Tuesday, March 07, 2006

Apropos of nothing, here are some photographs.

Long straight roads on deceptive blue-sky sunny day (with bitter cold and frosty winds outside), we raced an Amtrak for a while. And out-ran it. But there's something magical about shiny steel train against flat, bland countryside.















The bridge on the mighty river Missouri. Perhaps it's the wrong season, or the wrong place, but it didn't seem that mighty. I've always been fascinated by bridges, though, so this picture is really my favourite from the whole trip.















Blue skies, bay and mud-brown earth. Coffee and music as we speed by. Heaven in a package. Not much of a picture, but go with it, go with it.















The St. Louis gateway arch, designed by Eero Saarinen and completed in 1965, towers 630 feet above the Mississippi river, commemorating America's westward exploration in the 19th century.
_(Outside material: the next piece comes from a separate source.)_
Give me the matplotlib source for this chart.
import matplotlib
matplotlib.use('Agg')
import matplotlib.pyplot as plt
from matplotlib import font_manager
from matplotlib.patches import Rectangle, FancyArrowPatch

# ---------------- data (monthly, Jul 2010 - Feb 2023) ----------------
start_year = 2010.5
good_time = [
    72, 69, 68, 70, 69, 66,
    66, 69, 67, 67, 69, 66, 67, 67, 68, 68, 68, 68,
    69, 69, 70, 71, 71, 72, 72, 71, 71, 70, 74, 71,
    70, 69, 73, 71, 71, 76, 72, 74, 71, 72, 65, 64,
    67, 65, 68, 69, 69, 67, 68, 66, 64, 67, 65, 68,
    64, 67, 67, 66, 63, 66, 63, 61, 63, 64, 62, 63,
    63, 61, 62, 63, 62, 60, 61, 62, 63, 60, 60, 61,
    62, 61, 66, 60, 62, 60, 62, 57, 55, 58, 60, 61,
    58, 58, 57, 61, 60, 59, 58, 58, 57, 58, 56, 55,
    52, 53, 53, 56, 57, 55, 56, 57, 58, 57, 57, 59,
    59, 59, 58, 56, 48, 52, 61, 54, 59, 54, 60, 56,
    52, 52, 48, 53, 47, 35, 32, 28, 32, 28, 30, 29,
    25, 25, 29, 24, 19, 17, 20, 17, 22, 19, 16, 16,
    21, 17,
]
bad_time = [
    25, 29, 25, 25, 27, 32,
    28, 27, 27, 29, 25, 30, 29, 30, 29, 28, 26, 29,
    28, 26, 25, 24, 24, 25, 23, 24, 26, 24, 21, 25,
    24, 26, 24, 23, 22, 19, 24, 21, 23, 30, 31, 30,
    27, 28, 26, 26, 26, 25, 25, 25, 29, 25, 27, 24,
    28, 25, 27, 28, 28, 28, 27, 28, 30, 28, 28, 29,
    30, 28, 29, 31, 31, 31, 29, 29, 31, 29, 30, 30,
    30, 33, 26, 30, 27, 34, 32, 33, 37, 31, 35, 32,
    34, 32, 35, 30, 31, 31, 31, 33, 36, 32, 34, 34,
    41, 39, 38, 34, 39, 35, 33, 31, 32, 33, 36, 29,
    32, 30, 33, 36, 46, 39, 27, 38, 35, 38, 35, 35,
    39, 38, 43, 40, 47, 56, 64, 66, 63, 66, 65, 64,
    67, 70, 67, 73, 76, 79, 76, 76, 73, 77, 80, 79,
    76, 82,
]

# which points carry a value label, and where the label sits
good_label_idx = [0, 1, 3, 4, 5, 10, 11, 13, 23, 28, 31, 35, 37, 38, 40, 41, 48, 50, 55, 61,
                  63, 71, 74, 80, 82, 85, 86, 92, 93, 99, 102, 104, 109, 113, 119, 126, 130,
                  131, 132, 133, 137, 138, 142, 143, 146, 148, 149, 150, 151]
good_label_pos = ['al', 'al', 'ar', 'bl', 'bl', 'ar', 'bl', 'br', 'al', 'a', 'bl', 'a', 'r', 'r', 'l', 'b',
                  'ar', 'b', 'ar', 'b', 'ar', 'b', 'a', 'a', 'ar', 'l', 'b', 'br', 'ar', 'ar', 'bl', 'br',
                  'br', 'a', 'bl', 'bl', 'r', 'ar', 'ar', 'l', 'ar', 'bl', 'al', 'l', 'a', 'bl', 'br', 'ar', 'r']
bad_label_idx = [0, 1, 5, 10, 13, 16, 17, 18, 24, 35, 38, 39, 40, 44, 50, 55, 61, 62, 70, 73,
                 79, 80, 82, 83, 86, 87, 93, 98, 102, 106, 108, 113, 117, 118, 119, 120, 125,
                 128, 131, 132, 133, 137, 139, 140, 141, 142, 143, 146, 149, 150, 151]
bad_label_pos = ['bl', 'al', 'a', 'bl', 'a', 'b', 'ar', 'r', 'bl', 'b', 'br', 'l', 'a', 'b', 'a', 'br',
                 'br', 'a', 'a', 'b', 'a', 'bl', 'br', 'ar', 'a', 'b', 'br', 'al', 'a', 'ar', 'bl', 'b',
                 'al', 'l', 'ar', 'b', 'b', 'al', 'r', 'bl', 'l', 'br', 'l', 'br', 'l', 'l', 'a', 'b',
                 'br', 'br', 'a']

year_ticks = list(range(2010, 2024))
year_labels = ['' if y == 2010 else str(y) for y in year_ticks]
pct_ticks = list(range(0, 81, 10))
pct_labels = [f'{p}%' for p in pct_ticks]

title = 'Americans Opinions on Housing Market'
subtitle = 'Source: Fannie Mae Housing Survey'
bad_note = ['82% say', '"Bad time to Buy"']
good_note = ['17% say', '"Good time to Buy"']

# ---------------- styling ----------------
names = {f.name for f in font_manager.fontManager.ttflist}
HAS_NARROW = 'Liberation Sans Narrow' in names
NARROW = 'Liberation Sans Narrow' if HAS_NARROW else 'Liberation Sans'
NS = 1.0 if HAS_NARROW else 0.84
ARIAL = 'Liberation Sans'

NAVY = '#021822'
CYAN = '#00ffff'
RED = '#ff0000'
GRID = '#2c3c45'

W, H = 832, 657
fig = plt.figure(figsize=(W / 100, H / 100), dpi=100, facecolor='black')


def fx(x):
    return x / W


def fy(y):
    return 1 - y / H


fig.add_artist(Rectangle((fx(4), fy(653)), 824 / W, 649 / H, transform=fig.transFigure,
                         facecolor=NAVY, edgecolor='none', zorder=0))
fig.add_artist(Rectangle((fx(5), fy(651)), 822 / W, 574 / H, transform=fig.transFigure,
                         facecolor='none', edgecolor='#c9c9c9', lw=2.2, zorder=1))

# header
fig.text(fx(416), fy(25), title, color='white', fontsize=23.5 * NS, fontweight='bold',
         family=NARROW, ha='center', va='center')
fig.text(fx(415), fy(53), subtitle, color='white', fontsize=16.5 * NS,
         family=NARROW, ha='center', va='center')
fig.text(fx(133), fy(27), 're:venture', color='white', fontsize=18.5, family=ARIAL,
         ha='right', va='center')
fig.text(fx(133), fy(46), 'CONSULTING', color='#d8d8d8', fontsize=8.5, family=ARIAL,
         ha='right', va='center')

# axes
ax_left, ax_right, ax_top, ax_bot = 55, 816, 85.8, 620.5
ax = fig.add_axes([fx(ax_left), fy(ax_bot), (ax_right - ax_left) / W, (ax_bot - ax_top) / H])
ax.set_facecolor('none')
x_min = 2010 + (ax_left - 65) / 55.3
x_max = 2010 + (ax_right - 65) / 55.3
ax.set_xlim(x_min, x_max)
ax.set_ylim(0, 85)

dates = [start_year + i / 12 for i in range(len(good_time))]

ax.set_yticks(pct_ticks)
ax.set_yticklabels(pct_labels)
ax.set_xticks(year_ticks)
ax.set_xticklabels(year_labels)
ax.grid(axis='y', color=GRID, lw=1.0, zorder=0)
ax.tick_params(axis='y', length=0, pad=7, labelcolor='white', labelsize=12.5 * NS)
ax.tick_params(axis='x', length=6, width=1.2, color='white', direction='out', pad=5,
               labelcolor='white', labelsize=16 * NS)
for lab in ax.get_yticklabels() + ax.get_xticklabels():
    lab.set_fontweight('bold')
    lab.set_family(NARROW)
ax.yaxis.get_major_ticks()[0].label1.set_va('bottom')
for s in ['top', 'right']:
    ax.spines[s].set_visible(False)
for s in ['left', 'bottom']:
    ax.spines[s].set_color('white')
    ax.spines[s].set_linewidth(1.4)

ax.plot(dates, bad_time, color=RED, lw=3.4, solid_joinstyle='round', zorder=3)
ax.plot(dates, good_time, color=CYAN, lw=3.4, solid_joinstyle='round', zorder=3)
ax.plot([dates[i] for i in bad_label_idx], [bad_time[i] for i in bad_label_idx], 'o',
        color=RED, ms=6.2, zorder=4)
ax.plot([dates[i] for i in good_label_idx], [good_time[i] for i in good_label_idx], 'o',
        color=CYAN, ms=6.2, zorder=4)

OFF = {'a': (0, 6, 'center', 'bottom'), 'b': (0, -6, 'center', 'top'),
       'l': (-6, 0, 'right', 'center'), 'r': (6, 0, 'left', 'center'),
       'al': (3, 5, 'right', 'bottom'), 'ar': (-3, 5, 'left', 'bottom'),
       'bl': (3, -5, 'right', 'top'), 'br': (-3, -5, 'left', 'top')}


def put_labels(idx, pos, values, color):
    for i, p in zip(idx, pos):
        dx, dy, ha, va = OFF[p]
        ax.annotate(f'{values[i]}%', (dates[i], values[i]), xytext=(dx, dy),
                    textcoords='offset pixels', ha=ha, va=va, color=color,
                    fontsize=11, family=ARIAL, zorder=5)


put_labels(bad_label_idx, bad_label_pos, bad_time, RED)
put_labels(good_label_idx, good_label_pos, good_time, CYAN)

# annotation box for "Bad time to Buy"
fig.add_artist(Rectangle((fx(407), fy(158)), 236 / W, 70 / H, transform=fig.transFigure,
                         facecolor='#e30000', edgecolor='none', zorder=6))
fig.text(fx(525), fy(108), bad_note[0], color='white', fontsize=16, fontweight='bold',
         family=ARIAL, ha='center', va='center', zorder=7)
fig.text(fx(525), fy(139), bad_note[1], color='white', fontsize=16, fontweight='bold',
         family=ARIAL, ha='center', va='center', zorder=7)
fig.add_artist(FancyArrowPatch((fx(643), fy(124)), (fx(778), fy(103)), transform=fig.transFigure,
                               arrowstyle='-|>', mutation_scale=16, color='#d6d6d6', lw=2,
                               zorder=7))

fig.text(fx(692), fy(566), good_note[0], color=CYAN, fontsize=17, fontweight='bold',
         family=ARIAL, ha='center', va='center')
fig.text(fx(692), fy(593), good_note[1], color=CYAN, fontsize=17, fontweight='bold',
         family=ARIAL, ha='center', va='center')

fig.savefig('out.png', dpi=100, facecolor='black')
Taller than the Washington Monument and more than twice as tall as the Statue of Liberty, even the giants from Mount Rushmore, had they bodies proportionate to the sie of their heads would be able to stroll through the arch.
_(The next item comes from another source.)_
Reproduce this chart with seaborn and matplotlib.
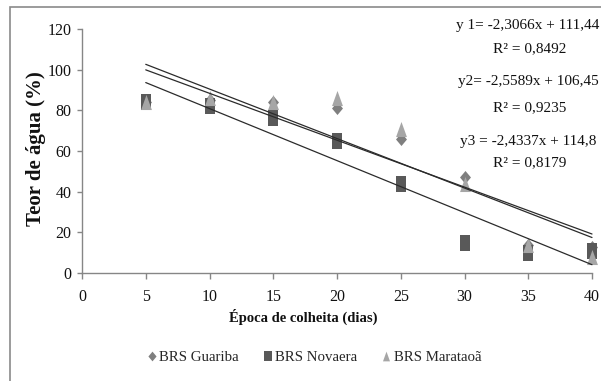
import numpy as np
import pandas as pd
import matplotlib
matplotlib.use("Agg")
import matplotlib.pyplot as plt
import seaborn as sns
from matplotlib.path import Path
from matplotlib.lines import Line2D
from matplotlib.patches import Rectangle

# Harvest time (days after anthesis) and grain water content (%)
dias = [5, 10, 15, 20, 25, 30, 35, 40]
guariba = [84, 85, 84, 81, 66, 47, 14, 13]
novaera = [84, 82, 76, 65, 44, 15, 10, 11]
marataoa = [84, 86, 84, 86, 71, 44, 14, 8]

cultivares = ["BRS Guariba", "BRS Novaera", "BRS Marataoã"]
cores = ["#7f7f7f", "#595959", "#a6a6a6"]

# Fitted linear regressions (one per cultivar)
inclinacoes = [-2.3066, -2.5589, -2.4337]
interceptos = [111.44, 106.45, 114.8]
r2 = [0.8492, 0.9235, 0.8179]
prefixos = ["y 1=", "y2=", "y3 ="]

xticks = [0, 5, 10, 15, 20, 25, 30, 35, 40]
yticks = [0, 20, 40, 60, 80, 100, 120]


def forma(verts):
    verts = list(verts) + [verts[0]]
    return Path(verts, closed=True)


losango = forma([(0, 0.5), (0.42, 0), (0, -0.5), (-0.42, 0)])
quadrado = forma([(-0.34, -0.5), (0.34, -0.5), (0.34, 0.5), (-0.34, 0.5)])
triangulo = forma([(0, 0.5), (0.36, -0.5), (-0.36, -0.5)])
marcadores = [losango, quadrado, triangulo]
tamanhos = [88, 132, 118]

sns.set_theme(style="white")
plt.rcParams["font.family"] = ["Liberation Serif", "DejaVu Serif"]

fig = plt.figure(figsize=(6.01, 3.81), dpi=100)
ax = fig.add_axes([82 / 601, 1 - 273 / 381, 510 / 601, 244 / 381])

df = pd.DataFrame({
    "dias": dias * 3,
    "teor": guariba + novaera + marataoa,
    "cultivar": np.repeat(cultivares, len(dias)),
})

for nome, cor, mk, s in zip(cultivares, cores, marcadores, tamanhos):
    sub = df[df["cultivar"] == nome]
    sns.scatterplot(data=sub, x="dias", y="teor", marker=mk, s=s, color=cor,
                    linewidth=0, ax=ax, clip_on=False, zorder=2, legend=False)

for a, b in zip(inclinacoes, interceptos):
    xs = np.array([5.0, 40.0])
    sns.lineplot(x=xs, y=a * xs + b, color="#2b2b2b", linewidth=0.9, ax=ax,
                 zorder=3, clip_on=False)

ax.set_xlim(0, 40)
ax.set_ylim(0, 120)
ax.set_xticks(xticks)
ax.set_yticks(yticks)
sns.despine(ax=ax)
for sp in ("left", "bottom"):
    ax.spines[sp].set_color("#868686")
    ax.spines[sp].set_linewidth(1.0)

ax.tick_params(axis="x", bottom=True, direction="out", length=4.5, width=1,
               color="#868686", pad=7, labelsize=11.5, labelcolor="#111111")
ax.tick_params(axis="y", left=True, direction="out", length=3.5, width=1,
               color="#868686", pad=4, labelsize=11.5, labelcolor="#111111")

ax.set_xlabel("Época de colheita (dias)", fontsize=10.5, fontweight="bold",
              color="#111111")
ax.xaxis.set_label_coords((303 - 82) / 510, -(309 - 273) / 244)
ax.set_ylabel("Teor de água (%)", fontsize=15, fontweight="bold",
              color="#111111")
ax.yaxis.set_label_coords((46 - 82) / 510, (273 - 149) / 244)

# Regression equations and coefficients of determination
eq_y = [25.7, 81.7, 141]
r2_y = [49, 107.5, 162.7]
for pre, a, b, r, ye, yr in zip(prefixos, inclinacoes, interceptos, r2, eq_y, r2_y):
    eq = f"{pre} {a:.4f}x + {b:g}".replace(".", ",")
    fig.text(528 / 601, 1 - ye / 381, eq, ha="center", va="center",
             fontsize=11, color="#111111")
    fig.text(530 / 601, 1 - yr / 381, f"R² = {r:.4f}".replace(".", ","),
             ha="center", va="center", fontsize=11, color="#111111")

handles = [Line2D([], [], linestyle="", marker=mk, color=cor, markersize=ms,
                  markeredgewidth=0)
           for mk, cor, ms in zip(marcadores, cores, [7, 7.5, 7])]
fig.legend(handles, cultivares, loc="center",
           bbox_to_anchor=(314 / 601, 1 - 357 / 381), ncol=3, frameon=False,
           fontsize=10.7, handletextpad=0.15, columnspacing=1.6,
           handlelength=0.7, borderpad=0, borderaxespad=0)

# Outer chart border
fig.add_artist(Rectangle((10 / 601, -0.05), 1.0, 1 - 7 / 381 + 0.05,
                         transform=fig.transFigure, fill=False,
                         edgecolor="#8a8a8a", linewidth=1.2))

fig.savefig("out.png", dpi=100)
The romance of the arch, however, lies in the idea of pioneering expeditions to the west, in intrepid explorers in boats and on horseback, crossing the river to go where no man they knew had gone before.
The Arch refused to fit into a single frame, no matter how we tried. Here's how it looks from below.















I had thought the view from the top would be something spectacular. It wasn't, in the normal sense of things. But for the first time, I could see the curvature of the earth. I checked this photograph with a ruler, just to be sure I wasn't imagining it. Yes, you can really see the curve.








Photographs courtesey R.



2 comments:

Anonymous said...

..and i can even spot your shadow on the water :p

Progga said...

Not my shadow, I'm shaped just a teensy bit differently from a horse-shoe!